Michael Kelly:
Good question and in the context of the "ideal maintenance meld" target golf and target golf architecture is very important to define and categorize too, in my opinion.
I think RJ, Evan, Doug and Forrest are right to say that target golf architecture is sort of light on ground game architecture and is primarily designed to accomodate aerial strategy and aerial play.
To make complete sense of the concept of the "ideal maintenance meld" it's important to keep stressing that the concept is to first define exactly what kind of style and type architecture one is dealing with and to then create maintenance practices that meld into that architecture most completely and ideally.
The idea is to recognize better the differences in architectural styles and types--sometimes vast differences--and to keep necessary maintenance practices distinct from one another. For too long maintenance practices have been too homogenized into a "one size fits all" mentality which basically ended up some time in the Modern Age as over irrigated and lush and defined only as "good condtion" for all types and styles of architecture. When that prevalent maintenance practice came about in the modern age most of the old pre-WW2 lost about one half of their designed strategies--the ground game options! The "ideal maintenance meld" for that style and type is simply to return that important design intent to complete functionality.
Just as the old pre-WW2 courses were designed for both the aerial and ground game, the newer post WW2 courses came to be designed primarily for the aerial game.
Logically then, those older courses should be maintained drier and faster to enhance their ground game designs while the newer courses should be maintained softer and particularly with less firm and more receptive greens to enhance their primary feature--the aerial game.
The older courses need to be maintained firmer "through the green" and to also have their green surfaces maintained firmer (dent don't pitch mark) simply to put more pressure on accomplished players to play really first class aerial shots or else avail themselves of some kind of compromise ground game shot or option. This latter point is really key, and basically the final and essential ingredient for the older ground game courses, in my opinion.

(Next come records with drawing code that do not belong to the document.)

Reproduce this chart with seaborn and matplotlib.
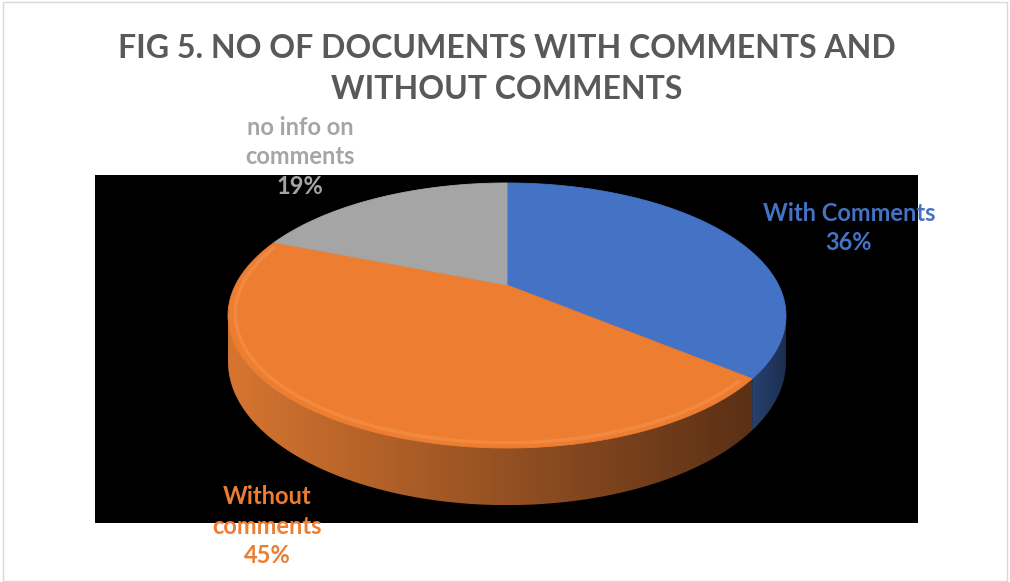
import numpy as np
import matplotlib
matplotlib.use("Agg")
import matplotlib.pyplot as plt
import matplotlib.transforms as mtransforms
from matplotlib.path import Path
from matplotlib.patches import Polygon, Rectangle
from matplotlib.colors import LinearSegmentedColormap
import seaborn as sns

# ---------------- data ----------------
categories = ["With Comments", "Without comments", "no info on comments"]
label_lines = ["With Comments", "Without\ncomments", "no info on\ncomments"]
shares = [36, 45, 19]
title = "FIG 5. NO OF DOCUMENTS WITH COMMENTS AND\nWITHOUT COMMENTS"

# ---------------- style ----------------
sns.set_theme(style="white")
plt.rcParams["font.family"] = ["Lato", "DejaVu Sans"]
palette = sns.color_palette(["#4472C4", "#ED7D31", "#A5A5A5"])
side_colors = [("#27426f", "#1b2e4f"), ("#d67530", "#5a3016"), ("#7d7d7d", "#5a5a5a")]
label_colors = ["#4472C4", "#ED7D31", "#A5A5A5"]

W, H = 1010, 582
fig = plt.figure(figsize=(W / 100, H / 100), dpi=100, facecolor="white")

# plot area (black) in pixel coords
px0, px1, py0, py1 = 95, 918, 175, 523
ax = fig.add_axes([px0 / W, 1 - py1 / H, (px1 - px0) / W, (py1 - py0) / H])
ax.set_facecolor("black")
for s in ax.spines.values():
    s.set_visible(False)

# perspective parameters (pixel space)
CX, CY = 507.0, 285.0
A_, B_ = 271.5, 125.5
K = 0.23
DEPTH = 44.0


class Persp(mtransforms.Transform):
    input_dims = 2
    output_dims = 2
    is_separable = False
    has_inverse = False

    def transform_non_affine(self, values):
        values = np.asarray(values, dtype=float)
        u, v = values[:, 0], values[:, 1]
        w = 1 + K * v
        return np.column_stack([CX + A_ * u / w, CY - B_ * v / w])

    def transform_path_non_affine(self, path):
        sc = 2000.0
        polys = path.to_polygons(transform=mtransforms.Affine2D().scale(sc),
                                 closed_only=False)
        verts, codes = [], []
        for p in polys:
            if len(p) == 0:
                continue
            tp = self.transform_non_affine(np.asarray(p) / sc)
            verts.extend(tp)
            codes.extend([Path.MOVETO] + [Path.LINETO] * (len(tp) - 1))
        return Path(np.array(verts), codes)


persp = Persp()


def project(u, v, h):
    w = 1 + K * v
    return CX + A_ * u / w, CY - B_ * v / w + DEPTH * h / w


wedges, _ = ax.pie(shares, colors=palette, startangle=90, counterclock=False,
                   radius=1, center=(0, 0), frame=True,
                   wedgeprops=dict(linewidth=0.6, zorder=3))
for w, c in zip(wedges, palette):
    w.set_edgecolor(c)
    w.set_transform(persp + ax.transData)

# visible front side range (silhouette angles)
t_sil = np.degrees(np.arcsin(K))
vis_lo, vis_hi = -180 + t_sil, -t_sil

for w, (c1, c2), tc in zip(wedges, side_colors, palette):
    lo, hi = max(w.theta1, vis_lo), min(w.theta2, vis_hi)
    if hi <= lo:
        continue
    t = np.radians(np.linspace(lo, hi, 300))
    xt, yt = project(np.cos(t), np.sin(t), -0.02)
    xb, yb = project(np.cos(t), np.sin(t), 1)
    poly_xy = np.column_stack([np.r_[xt, xb[::-1]], np.r_[yt, yb[::-1]]])
    poly = Polygon(poly_xy, closed=True, facecolor="none", edgecolor="none",
                   transform=ax.transData)
    ax.add_patch(poly)
    cmap = LinearSegmentedColormap.from_list("g", [c1, c2])
    grad = np.linspace(0, 1, 256)[None, :]
    xmin, xmax = poly_xy[:, 0].min(), poly_xy[:, 0].max()
    ymin, ymax = poly_xy[:, 1].min(), poly_xy[:, 1].max()
    im = ax.imshow(grad, cmap=cmap, aspect="auto",
                   extent=[xmin, xmax, ymax, ymin], zorder=2,
                   interpolation="bilinear")
    im.set_clip_path(poly)

# soft rim highlight on the orange top face
orange = wedges[1]
tt = np.radians(np.linspace(orange.theta1 + 2, orange.theta2 - 2, 300))
ax.plot(0.975 * np.cos(tt), 0.975 * np.sin(tt), color="#ffb070", alpha=0.25,
        lw=2.5, zorder=4, transform=persp + ax.transData, solid_capstyle="butt")

ax.set_xlim(px0, px1)
ax.set_ylim(py1, py0)
ax.set_xticks([])
ax.set_yticks([])
ax.set_aspect("auto")

# ---------------- texts ----------------
def ftext(x, y, s, **kw):
    fig.text(x / W, 1 - y / H, s, ha="center", va="center", **kw)

ftext(507, 69, title, fontsize=23, fontweight="bold", color="#595959",
      linespacing=1.52)

lab_pos = [(849, 228), (267, 526), (300, 157)]
for lab, sh, (x, y), c in zip(label_lines, shares, lab_pos, label_colors):
    ftext(x, y, f"{lab}\n{sh}%", fontsize=17, fontweight="bold", color=c,
          linespacing=1.33)

# figure border
fig.patches.append(Rectangle((3 / W, 1 / H), 1004 / W, 579 / H,
                             transform=fig.transFigure, fill=False,
                             edgecolor="#d9d9d9", lw=1))

fig.savefig("out.png", dpi=100, facecolor="white")
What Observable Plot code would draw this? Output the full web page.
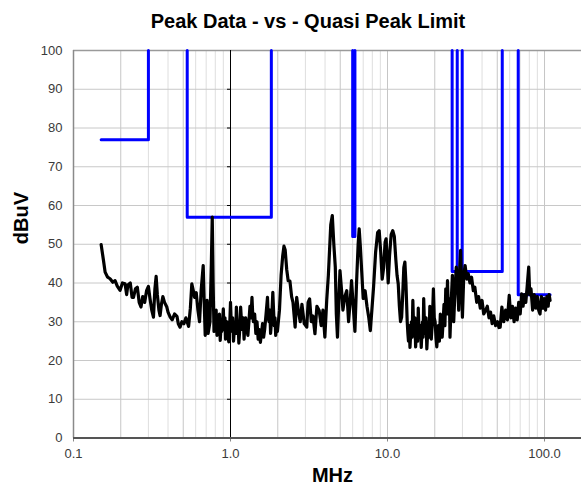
<!DOCTYPE html>
<html><head><meta charset="utf-8">
<script src="https://cdn.jsdelivr.net/npm/d3@7"></script>
<script src="https://cdn.jsdelivr.net/npm/@observablehq/plot@0.6"></script>
<style>
body{margin:0;background:#fff;overflow:hidden;font-family:"Liberation Sans",Arial,sans-serif}
#title{height:25px;padding-top:11px;padding-left:35px;line-height:20px;font-size:20px;font-weight:bold;text-align:center;color:#000;width:546px}
#chart svg{display:block}
</style></head><body>
<div id="title">Peak Data - vs - Quasi Peak Limit</div>
<div id="chart"></div>
<script>
const xTicks = [0.1, 1, 10, 100];
const xTickLabels = ["0.1", "1.0", "10.0", "100.0"];
const yTicks = [0, 10, 20, 30, 40, 50, 60, 70, 80, 90, 100];
const gridMid = [0.2, 0.5, 2, 5, 10, 20, 50, 100];
const gridLight = [0.3, 0.4, 0.6, 0.7, 0.8, 0.9, 3, 4, 6, 7, 8, 9, 30, 40, 60, 70, 80, 90];
const gridY = [10, 20, 30, 40, 50, 60, 70, 80, 90];

// Quasi peak limit (MHz, dBuV); NaN = break
const limitFreq = [0.15, 0.3, 0.3, NaN, 0.53, 0.53, 1.82, 1.82, NaN, 6.0, 6.0, 6.2, 6.2, NaN,
  25.8, 25.8, 27.8, 27.8, NaN, 29.9, 29.9, 53.8, 53.8, NaN, 68, 68, 108.5];
const limitLevel = [77, 77, 100, NaN, 100, 57, 57, 100, NaN, 100, 52, 52, 100, NaN,
  100, 43, 43, 100, NaN, 100, 43, 43, 100, NaN, 100, 37, 37];

// Peak data (MHz, dBuV)
const peakFreq = [
0.150,0.155,0.159,0.165,0.171,0.178,0.184,0.190,0.198,0.205,
0.213,0.218,0.222,0.230,0.236,0.241,0.248,0.255,0.262,0.269,
0.276,0.284,0.292,0.300,0.307,0.315,0.323,0.330,0.336,0.342,
0.350,0.356,0.363,0.371,0.380,0.393,0.400,0.413,0.425,0.440,
0.456,0.465,0.477,0.490,0.505,0.520,0.541,0.555,0.567,0.580,
0.590,0.605,0.620,0.635,0.650,0.670,0.680,0.690,0.700,0.710,
0.720,0.740,0.755,0.765,0.775,
0.785,0.792,0.800,0.810,0.820,0.830,0.840,0.850,0.860,0.870,
0.880,0.890,0.900,0.908,0.915,0.922,0.930,0.940,0.950,0.962,
0.975,0.988,1.000,1.010,1.020,1.032,1.045,1.058,1.070,1.080,
1.090,1.100,1.110,1.120,1.130,1.145,1.160,1.175,1.190,1.205,
1.220,1.235,1.250,1.270,1.290,1.310,1.330,1.350,1.370,1.385,
1.400,1.425,1.450,1.475,1.500,1.525,1.550,1.575,1.600,1.625,
1.650,1.685,1.720,1.740,1.760,1.780,1.800,1.830,1.860,1.880,
1.900,1.920,1.940,1.965,1.990,
2.050,2.100,2.150,2.190,2.230,2.280,2.330,2.390,2.450,2.500,
2.580,2.640,2.700,2.780,2.850,2.950,3.060,3.120,3.190,3.270,
3.350,3.450,3.550,3.670,3.780,3.880,3.990,4.100,4.200,4.350,
4.450,4.550,4.650,4.720,4.800,4.900,4.980,5.100,5.200,5.350,
5.500,5.650,5.800,5.900,6.050,6.200,6.350,6.500,6.600,6.700,
6.850,7.000,7.200,7.400,7.600,7.770,7.950,8.150,8.400,8.650,
8.850,9.050,9.250,9.450,9.650,9.800,9.950,10.10,10.30,10.55,
10.80,11.05,11.30,11.50,11.70,11.90,12.10,12.30,12.50,12.70,
12.90,13.10,
13.35,13.48,13.60,13.75,13.90,14.05,14.20,14.35,14.50,14.65,
14.80,14.95,15.10,15.25,15.40,15.55,15.70,15.85,16.00,16.20,
16.40,16.55,16.70,16.85,17.00,17.20,17.40,17.60,17.80,18.00,
18.20,18.40,18.60,18.80,19.00,19.30,19.60,19.85,20.10,20.35,
20.60,20.85,21.10,21.40,21.70,22.00,22.30,22.60,22.90,23.20,
23.50,23.80,24.10,24.35,24.60,24.80,25.00,
25.50,25.90,26.40,26.90,27.40,27.90,28.40,28.80,29.20,29.60,
30.00,30.60,31.20,32.00,32.70,33.50,34.30,35.20,36.00,37.00,
38.00,39.00,40.00,41.00,42.10,43.20,44.30,45.30,46.40,47.50,
48.80,50.20,51.30,52.20,53.50,55.00,56.50,58.00,59.60,61.00,
62.50,64.00,65.50,67.00,68.50,70.00,71.50,73.00,74.50,76.00,
77.50,79.30,80.50,82.00,84.00,86.00,88.00,90.00,91.80,93.60,
95.50,97.50,99.50,101.5,103.5,105.5,107.0,108.5];
const peakLevel = [
49.9,46.0,42.8,41.5,41.1,40.2,40.6,39.2,38.1,40.0,
39.8,37.0,39.5,40.0,36.3,36.3,38.5,38.9,35.0,33.8,
36.5,35.0,38.0,39.1,36.0,33.0,31.2,38.5,41.7,37.0,
33.0,31.6,34.5,36.5,35.0,33.8,32.5,31.2,30.5,32.0,
31.4,29.5,28.6,30.0,29.5,31.0,28.8,33.5,39.8,38.0,
36.3,37.5,33.0,30.0,38.0,44.5,35.0,26.5,32.0,35.5,
27.0,30.0,45.0,57.0,40.0,
27.5,31.0,29.0,33.0,26.5,30.0,28.5,32.0,25.2,29.0,
27.5,30.0,33.3,29.0,28.0,31.0,25.5,28.0,30.0,27.0,
24.8,29.0,35.0,30.0,27.5,31.0,25.0,28.0,30.0,27.0,
33.8,30.0,27.0,29.0,24.5,28.0,33.8,30.0,28.0,31.0,
25.5,29.0,31.0,28.0,26.5,30.0,34.0,31.0,36.3,32.0,
30.0,32.0,27.0,30.0,25.5,28.0,24.7,27.0,29.5,26.0,
28.0,32.0,36.3,31.0,30.0,33.0,27.0,31.0,37.6,33.0,
29.0,31.0,26.5,29.0,27.5,
33.0,42.0,47.0,49.5,48.5,43.5,40.6,40.5,36.5,35.0,
28.6,36.3,33.0,30.0,34.5,29.5,28.6,35.0,35.9,30.0,
31.5,26.9,34.0,32.9,29.0,33.0,26.0,35.5,42.0,55.0,
57.4,50.0,44.1,32.0,26.0,36.0,43.2,38.0,33.0,36.5,
38.0,30.0,36.0,40.6,34.0,27.5,40.0,50.0,54.0,50.0,
43.0,36.0,38.0,34.0,31.0,27.7,33.0,39.0,48.0,53.0,
53.5,48.0,41.0,44.0,50.5,51.4,46.0,40.0,47.0,52.5,
53.5,52.0,46.0,42.0,39.8,34.0,30.0,31.2,37.0,44.0,
45.4,40.0,
30.0,27.0,25.0,29.0,23.4,27.0,30.0,26.0,35.5,29.0,
27.0,31.0,23.5,27.0,28.0,25.0,33.5,28.0,26.0,29.0,
23.4,27.0,30.0,26.0,36.0,29.0,27.0,31.0,23.0,27.0,
30.0,26.0,34.0,28.0,25.5,30.0,38.5,31.0,30.0,26.0,
23.5,27.0,29.0,25.0,32.0,28.0,26.0,30.0,34.5,29.0,
38.5,32.0,40.6,34.0,32.0,36.0,26.0,
36.0,42.0,30.0,38.0,44.1,41.0,33.0,43.0,48.4,40.0,
31.2,42.0,44.5,41.0,42.4,40.0,41.5,38.0,38.9,35.0,
36.5,33.5,35.5,32.0,32.9,34.0,31.0,32.5,29.5,31.5,
29.0,30.0,28.5,28.6,33.8,30.0,33.0,30.5,36.8,31.0,
34.0,30.0,33.5,30.5,35.0,32.0,37.2,34.0,37.0,35.0,
39.0,44.1,37.0,38.5,33.0,37.0,33.5,36.5,33.0,32.0,
36.5,33.5,36.0,33.0,36.5,34.0,37.0,35.5];

const limit = limitFreq.map((f, i) => ({f, v: limitLevel[i]}));
const peak = peakFreq.map((f, i) => ({f, v: peakLevel[i]}));

const chart = Plot.plot({
  width: 581, height: 456,
  marginLeft: 73, marginRight: 0, marginTop: 14, marginBottom: 54.5,
  style: {fontFamily: "'Liberation Sans', Arial, sans-serif", fontSize: "13px", color: "#3a3a3a", background: "white"},
  x: {type: "log", domain: [0.1, 172]},
  y: {domain: [0, 100]},
  marks: [
    Plot.ruleX(gridLight, {stroke: "#dedede", strokeWidth: 1}),
    Plot.ruleX(gridMid, {stroke: "#c6c6c6", strokeWidth: 1}),
    Plot.ruleY(gridY, {stroke: "#c8c8c8", strokeWidth: 1}),
    Plot.ruleY([100], {stroke: "#9a9a9a", strokeWidth: 1.5}),
    Plot.ruleX([1], {stroke: "#000", strokeWidth: 1}),
    Plot.ruleY(gridY, {x1: 0.957, x2: 1, stroke: "#000", strokeWidth: 1}),
    Plot.ruleX([0.1], {stroke: "#8a8a8a", strokeWidth: 1.5}),
    Plot.axisX(xTicks, {tickFormat: d => xTickLabels[xTicks.indexOf(d)], tickSize: 4, tickPadding: 7, stroke: "#888", label: null}),
    Plot.axisY(yTicks, {tickSize: 0, tickPadding: 11, label: null}),
    Plot.line(limit, {x: "f", y: "v", stroke: "#0000ff", strokeWidth: 3}),
    Plot.line(peak, {x: "f", y: "v", stroke: "#000", strokeWidth: 3.2, strokeLinejoin: "round"}),
    Plot.ruleY([0], {stroke: "#555", strokeWidth: 2}),
    Plot.text(["dBuV"], {frameAnchor: "left", rotate: -90, dx: -51.5, fontSize: 20, fontWeight: "bold", fill: "#000"}),
    Plot.text(["MHz"], {frameAnchor: "bottom", dx: 5, dy: 43.5, fontSize: 20, fontWeight: "bold", fill: "#000"})
  ]
});
document.getElementById("chart").appendChild(chart);
</script></body></html>
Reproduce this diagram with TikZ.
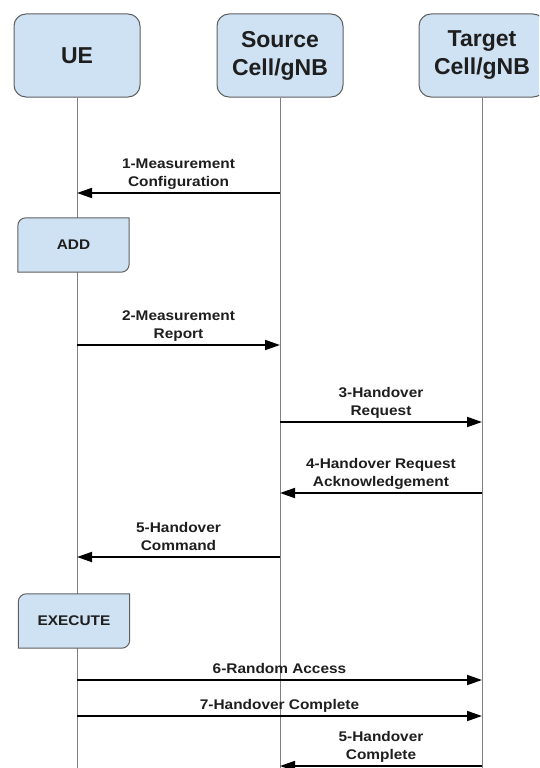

The point is if the old ground game courses don't do that with their green surfaces (make them firmer and less reliable to aerial shots) good players will rely on their aerial game all day long at the expense of ground game strategies.
Obviously all this gets a bit complicated to manage when the style of a course is somewhat of a combination aerial/ground game course as some of those transition designs of the late 1950s and 1960s were.
But again, for true "target" golf architecture the "ideal maintenace meld" should be softer conditions throughout and particularly on the greens so players can spin the ball to their heart's delight all the time because that's basically what most of those target golf designs offer and about all they offer.
When these distinct "ideal maintenance melds" become better understood and better practiced the time very well may come when golfers and architects come to realize that the newer "target" golf designs really are the style and type that don't offer the array of options, strategies and possiblities that the older courses do and the cycle of design may begin to turn back somewhat to once was!